** start of Supplied data **
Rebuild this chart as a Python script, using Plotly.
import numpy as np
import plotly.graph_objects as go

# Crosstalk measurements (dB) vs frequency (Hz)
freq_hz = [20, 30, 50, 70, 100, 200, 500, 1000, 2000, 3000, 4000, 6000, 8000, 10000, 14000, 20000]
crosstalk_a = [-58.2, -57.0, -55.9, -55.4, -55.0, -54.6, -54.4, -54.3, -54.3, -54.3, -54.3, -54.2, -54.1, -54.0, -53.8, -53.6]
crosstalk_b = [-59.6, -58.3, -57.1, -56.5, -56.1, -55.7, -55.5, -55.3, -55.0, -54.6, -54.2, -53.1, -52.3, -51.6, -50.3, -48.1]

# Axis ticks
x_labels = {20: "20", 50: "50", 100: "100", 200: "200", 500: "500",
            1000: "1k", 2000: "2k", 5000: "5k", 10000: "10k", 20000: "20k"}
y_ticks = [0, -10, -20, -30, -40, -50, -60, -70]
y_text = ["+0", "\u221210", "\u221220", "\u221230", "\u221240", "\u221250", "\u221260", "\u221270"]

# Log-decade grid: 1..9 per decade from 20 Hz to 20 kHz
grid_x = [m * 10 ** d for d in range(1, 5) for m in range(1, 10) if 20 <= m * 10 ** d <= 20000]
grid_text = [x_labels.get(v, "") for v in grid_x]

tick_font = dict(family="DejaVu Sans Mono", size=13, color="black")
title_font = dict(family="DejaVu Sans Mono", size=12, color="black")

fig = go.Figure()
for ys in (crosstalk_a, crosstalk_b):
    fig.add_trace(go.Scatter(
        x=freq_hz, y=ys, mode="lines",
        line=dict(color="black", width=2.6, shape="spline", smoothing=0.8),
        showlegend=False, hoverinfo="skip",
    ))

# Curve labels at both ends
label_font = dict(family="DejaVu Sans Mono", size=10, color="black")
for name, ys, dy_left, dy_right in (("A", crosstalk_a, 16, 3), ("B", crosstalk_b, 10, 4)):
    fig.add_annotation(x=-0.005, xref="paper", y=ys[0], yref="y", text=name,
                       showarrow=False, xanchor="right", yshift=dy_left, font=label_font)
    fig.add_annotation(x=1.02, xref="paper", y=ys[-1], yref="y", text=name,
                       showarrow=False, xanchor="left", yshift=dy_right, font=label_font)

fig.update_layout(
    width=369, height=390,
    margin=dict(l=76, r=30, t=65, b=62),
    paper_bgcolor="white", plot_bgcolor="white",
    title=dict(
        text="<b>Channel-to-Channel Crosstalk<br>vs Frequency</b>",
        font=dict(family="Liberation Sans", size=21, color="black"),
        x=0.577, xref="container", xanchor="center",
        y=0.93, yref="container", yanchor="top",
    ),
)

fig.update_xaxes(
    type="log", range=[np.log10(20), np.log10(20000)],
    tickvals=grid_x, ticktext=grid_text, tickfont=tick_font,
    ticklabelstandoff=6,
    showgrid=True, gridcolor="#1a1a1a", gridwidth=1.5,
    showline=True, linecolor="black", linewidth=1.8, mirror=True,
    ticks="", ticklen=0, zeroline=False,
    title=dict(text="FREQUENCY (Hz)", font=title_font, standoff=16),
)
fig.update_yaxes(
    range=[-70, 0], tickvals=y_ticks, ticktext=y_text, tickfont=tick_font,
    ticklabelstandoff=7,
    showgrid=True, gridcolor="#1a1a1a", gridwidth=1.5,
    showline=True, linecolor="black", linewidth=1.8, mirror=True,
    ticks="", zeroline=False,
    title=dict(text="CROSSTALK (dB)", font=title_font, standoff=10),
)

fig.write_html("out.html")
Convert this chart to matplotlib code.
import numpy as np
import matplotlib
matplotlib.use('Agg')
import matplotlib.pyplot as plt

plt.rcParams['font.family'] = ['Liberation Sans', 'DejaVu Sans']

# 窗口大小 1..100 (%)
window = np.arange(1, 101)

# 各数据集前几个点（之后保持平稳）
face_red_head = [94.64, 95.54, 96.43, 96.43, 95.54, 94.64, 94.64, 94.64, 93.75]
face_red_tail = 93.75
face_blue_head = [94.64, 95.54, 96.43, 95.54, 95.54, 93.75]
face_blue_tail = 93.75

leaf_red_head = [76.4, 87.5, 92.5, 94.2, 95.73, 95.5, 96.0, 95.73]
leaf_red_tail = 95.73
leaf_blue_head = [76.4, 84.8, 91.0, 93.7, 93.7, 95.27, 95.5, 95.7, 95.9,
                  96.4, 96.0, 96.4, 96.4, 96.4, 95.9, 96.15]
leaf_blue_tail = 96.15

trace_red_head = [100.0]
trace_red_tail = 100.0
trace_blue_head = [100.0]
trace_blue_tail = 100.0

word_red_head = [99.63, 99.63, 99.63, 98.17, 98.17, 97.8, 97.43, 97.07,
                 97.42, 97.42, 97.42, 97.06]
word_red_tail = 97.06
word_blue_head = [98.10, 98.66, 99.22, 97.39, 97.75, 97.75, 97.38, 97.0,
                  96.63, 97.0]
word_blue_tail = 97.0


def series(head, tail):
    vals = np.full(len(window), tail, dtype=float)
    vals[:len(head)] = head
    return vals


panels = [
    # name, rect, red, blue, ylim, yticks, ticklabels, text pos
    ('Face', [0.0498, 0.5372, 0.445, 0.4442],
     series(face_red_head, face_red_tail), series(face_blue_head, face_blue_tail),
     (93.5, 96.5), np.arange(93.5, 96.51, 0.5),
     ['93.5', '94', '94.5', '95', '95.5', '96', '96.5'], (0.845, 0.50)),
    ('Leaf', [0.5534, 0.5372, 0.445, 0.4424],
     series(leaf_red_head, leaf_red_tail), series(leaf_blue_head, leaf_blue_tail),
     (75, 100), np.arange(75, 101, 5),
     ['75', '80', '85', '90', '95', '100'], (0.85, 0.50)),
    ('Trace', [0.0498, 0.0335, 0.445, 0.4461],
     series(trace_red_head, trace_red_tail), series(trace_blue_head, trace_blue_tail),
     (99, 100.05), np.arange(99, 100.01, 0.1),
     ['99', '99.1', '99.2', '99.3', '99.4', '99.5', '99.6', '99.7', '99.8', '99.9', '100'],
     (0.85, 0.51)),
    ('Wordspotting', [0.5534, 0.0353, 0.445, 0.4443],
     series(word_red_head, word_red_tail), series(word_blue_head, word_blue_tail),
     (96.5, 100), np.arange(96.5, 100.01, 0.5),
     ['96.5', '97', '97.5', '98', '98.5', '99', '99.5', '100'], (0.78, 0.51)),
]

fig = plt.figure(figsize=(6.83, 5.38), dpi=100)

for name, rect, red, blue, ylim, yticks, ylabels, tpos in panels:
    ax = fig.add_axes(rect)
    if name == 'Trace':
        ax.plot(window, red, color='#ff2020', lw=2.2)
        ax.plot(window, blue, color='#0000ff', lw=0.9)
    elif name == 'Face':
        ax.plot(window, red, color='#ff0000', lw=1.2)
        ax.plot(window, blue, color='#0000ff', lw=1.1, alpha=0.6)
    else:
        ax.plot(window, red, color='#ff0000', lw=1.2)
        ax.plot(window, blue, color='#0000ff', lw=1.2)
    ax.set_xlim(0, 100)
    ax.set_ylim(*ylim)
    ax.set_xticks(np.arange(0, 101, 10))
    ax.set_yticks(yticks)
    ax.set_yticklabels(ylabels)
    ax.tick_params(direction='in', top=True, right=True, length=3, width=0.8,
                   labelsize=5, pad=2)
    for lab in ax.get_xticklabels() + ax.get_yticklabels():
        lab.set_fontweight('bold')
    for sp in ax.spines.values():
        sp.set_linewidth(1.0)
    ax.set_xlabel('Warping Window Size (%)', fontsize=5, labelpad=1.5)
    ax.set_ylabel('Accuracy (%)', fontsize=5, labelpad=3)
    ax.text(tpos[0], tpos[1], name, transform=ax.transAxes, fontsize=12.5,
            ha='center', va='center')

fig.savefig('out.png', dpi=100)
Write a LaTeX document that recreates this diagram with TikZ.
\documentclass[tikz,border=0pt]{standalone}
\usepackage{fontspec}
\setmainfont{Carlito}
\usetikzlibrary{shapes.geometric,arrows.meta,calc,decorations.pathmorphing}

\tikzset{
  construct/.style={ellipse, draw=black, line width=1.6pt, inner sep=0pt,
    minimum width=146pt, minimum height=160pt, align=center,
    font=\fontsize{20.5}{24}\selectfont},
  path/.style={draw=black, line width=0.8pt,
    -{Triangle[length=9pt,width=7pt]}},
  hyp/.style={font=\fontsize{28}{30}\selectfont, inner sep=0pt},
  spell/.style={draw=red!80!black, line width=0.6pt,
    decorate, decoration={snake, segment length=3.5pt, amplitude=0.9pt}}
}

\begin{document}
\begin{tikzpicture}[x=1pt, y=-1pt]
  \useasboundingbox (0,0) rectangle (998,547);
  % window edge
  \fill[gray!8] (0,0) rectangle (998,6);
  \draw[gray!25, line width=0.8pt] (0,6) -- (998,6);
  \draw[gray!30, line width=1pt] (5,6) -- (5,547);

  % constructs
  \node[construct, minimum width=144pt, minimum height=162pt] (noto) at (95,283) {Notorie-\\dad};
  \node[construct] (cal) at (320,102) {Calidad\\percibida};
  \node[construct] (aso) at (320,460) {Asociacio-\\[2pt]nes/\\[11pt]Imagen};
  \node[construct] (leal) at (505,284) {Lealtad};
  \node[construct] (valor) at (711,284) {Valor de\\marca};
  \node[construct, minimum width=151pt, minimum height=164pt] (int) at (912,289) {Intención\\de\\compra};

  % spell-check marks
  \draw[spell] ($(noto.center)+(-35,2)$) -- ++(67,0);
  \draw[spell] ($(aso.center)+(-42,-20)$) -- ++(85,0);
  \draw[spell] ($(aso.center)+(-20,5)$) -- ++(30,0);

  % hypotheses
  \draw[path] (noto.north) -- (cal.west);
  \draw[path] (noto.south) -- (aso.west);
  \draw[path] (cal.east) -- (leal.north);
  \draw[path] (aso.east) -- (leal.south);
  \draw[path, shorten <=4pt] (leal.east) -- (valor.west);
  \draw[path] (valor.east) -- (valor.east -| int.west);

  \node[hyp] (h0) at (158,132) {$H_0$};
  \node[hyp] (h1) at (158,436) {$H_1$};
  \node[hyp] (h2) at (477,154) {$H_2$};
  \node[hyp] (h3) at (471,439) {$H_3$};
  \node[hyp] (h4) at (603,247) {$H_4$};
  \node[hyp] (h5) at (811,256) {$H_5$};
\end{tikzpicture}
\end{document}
** end of Supplied data **
Required work
Read through the entries and copy each line in which "this" appears.

Exercise response
Rebuild this chart as a Python script, using Plotly.
Convert this chart to matplotlib code.
Write a LaTeX document that recreates this diagram with TikZ.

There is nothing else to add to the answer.